This appeared in today's Mint Lounge
PLEASE LOOK AFTER MOTHER Kyung-sook Shin
PLEASE LOOK AFTER MOTHER Kyung-sook Shin
In Mrinal Sen’s Ek Din
Pratidin and Ek Din Achanak – the
first and last films of his so-called Absence Trilogy – the disappearance of a
member of the family is a plot device used to examine the responses of those
left behind. The same stratagem is to be found in Kyung-sook Shin’s novel, Please Look after Mother, the recent
winner of the Man Asian Literary Prize and a bestseller in her native South
Korea. There’s a marked difference in tone and aim, however, between those
films and this book.
The person who goes missing is Park So-nyo, the 69-year-old wife
and mother of five grown-up children, who’s parted from her husband at a Seoul
subway station on the way from their village to the city where the children
have settled. The reactions and memories of the rest are brought to us in
chapters that shift between the points of view of some of the others in the
family. There’s one of the daughters, a peripatetic writer; the eldest son, his
mother’s favourite; the wayward father; and finally, the missing person
herself. So-nyo’s absence, then, is a frame within which is revealed a portrait
of her role in keeping the family together.
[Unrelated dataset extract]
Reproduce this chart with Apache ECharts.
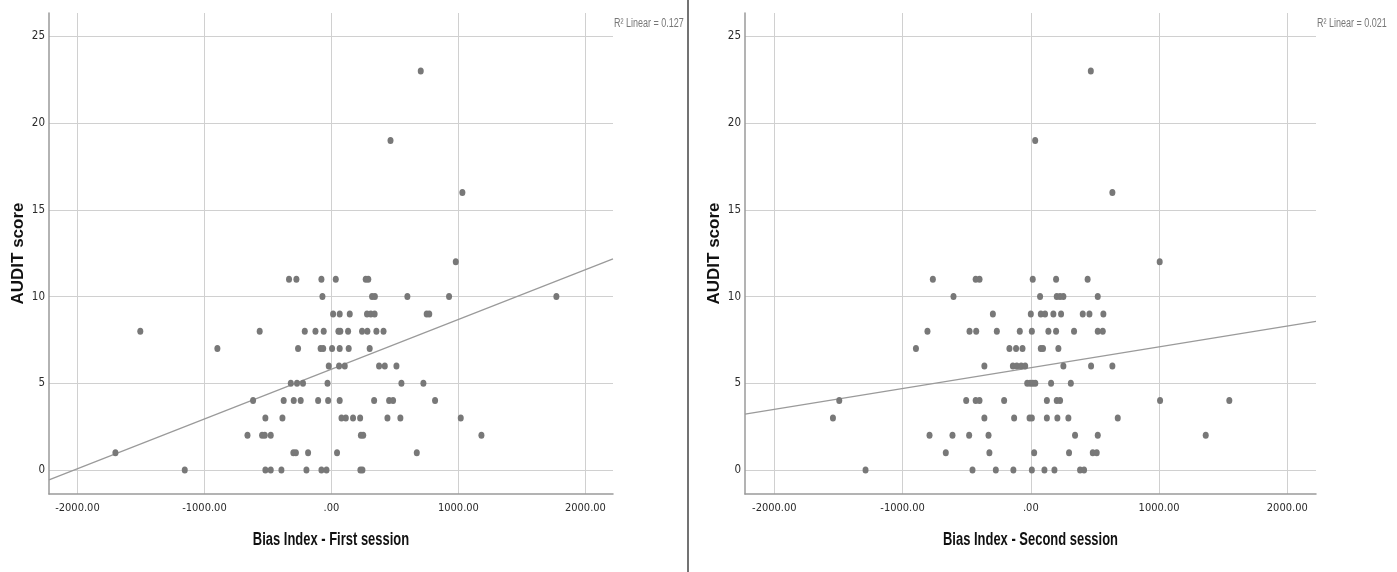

From the start, what’s emphasized is the mother’s utter
selflessness and hard work when it comes to caring for others. She doesn’t let
her various ailments – including a stroke and breast cancer – come in the way
of doing whatever it takes: “She would grind red peppers in the mortar to make
kimchi, sift through beanstalks to find beans and shuck them, make red-pepper
paste, salt cabbage for winter kimchi, or dry fermented soybean cakes”. That’s
just for starters: she also cultivates vegetables, scrimps and saves on
expenses, breeds silkworms and brews malt.
The food and customs of rural Korea are vividly brought to life
in the telling, pointing to what’s between the lines, an elegy for earlier ways
of living now lost (like the mother herself) because of increasing
urbanization. In this parable of change, for example, people prefer to holiday
abroad during the full moon harvest festival instead of staying home to perform
rites for their ancestors. This is also
the link between some of Shin’s characters and those in the short stories of
Yiyun Li, relics in a fast-changing China.
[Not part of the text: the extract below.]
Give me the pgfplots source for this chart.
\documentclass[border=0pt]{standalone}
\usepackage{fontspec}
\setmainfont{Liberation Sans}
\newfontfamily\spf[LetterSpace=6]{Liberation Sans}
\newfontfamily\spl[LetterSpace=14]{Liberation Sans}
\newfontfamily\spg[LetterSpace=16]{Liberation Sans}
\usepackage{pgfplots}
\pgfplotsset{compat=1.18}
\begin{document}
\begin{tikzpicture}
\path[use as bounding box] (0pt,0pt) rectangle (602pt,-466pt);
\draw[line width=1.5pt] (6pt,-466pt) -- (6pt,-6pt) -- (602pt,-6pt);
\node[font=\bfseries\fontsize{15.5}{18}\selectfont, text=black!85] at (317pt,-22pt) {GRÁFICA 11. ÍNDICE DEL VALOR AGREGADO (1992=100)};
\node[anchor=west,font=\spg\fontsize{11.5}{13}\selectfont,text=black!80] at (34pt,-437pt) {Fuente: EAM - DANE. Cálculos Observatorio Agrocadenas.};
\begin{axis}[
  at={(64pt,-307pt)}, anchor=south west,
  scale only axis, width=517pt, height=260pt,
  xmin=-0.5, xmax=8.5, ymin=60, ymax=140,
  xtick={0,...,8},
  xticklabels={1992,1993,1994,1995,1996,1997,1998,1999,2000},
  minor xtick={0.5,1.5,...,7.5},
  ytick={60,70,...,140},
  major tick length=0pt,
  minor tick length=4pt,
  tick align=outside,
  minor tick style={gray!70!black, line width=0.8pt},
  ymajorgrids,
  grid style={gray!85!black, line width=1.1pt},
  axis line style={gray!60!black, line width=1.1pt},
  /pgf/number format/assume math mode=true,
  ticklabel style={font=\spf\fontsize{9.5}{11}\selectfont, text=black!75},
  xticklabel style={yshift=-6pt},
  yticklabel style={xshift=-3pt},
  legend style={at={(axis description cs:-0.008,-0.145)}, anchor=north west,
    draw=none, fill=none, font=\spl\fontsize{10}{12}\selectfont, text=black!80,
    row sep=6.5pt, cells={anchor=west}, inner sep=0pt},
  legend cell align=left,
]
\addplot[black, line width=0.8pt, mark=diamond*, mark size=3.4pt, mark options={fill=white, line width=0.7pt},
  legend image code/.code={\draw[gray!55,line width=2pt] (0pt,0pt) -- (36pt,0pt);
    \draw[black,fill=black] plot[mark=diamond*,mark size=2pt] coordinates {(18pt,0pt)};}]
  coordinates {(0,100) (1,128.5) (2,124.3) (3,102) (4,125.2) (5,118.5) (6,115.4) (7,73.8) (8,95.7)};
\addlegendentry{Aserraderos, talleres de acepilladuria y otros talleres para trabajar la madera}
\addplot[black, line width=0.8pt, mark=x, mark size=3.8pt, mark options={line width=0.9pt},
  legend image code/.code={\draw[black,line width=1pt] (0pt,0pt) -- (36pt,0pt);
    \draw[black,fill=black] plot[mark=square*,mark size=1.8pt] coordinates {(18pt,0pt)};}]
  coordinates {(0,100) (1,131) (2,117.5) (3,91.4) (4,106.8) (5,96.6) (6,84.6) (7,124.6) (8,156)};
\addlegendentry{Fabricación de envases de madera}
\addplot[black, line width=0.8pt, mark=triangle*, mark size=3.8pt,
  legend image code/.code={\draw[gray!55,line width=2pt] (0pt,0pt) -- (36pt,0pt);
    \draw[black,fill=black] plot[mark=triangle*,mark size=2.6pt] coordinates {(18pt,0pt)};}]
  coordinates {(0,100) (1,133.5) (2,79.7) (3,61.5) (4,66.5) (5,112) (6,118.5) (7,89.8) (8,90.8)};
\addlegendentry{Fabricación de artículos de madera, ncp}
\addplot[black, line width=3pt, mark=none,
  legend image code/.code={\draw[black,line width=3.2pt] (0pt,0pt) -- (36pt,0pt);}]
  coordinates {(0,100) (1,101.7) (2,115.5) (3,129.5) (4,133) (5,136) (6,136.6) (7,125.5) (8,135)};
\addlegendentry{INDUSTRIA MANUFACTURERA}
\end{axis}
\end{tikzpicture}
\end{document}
What mars the novel is the tone of extreme sanctimoniousness
when it comes to So-nyo. The attitude towards her is nothing if not
reverential; at one point late in the book, there’s even a comparison with Michelangelo’s
Pieta. In all this overstated pathos,
the mother is shown to have few needs or desires of her own apart from the
upkeep of her family – and the members of an orphanage, to boot.
In Sen’s films, the reactions of the families to the absence of
one of their own are designed to uncover middle-class hypocrisy and insecurity.
In Shin’s Please Look after Mother,
the mother’s absence turns out to be a way of valorizing her motherhood above
all else. Mum isn’t the word. Treacle is.
2 comments:
LOVE the last two sentences. So, so true. This book was worse than an Ekta Kapoor serial.
Hmm. It doesn't start with a 'K' though. Or is she over that?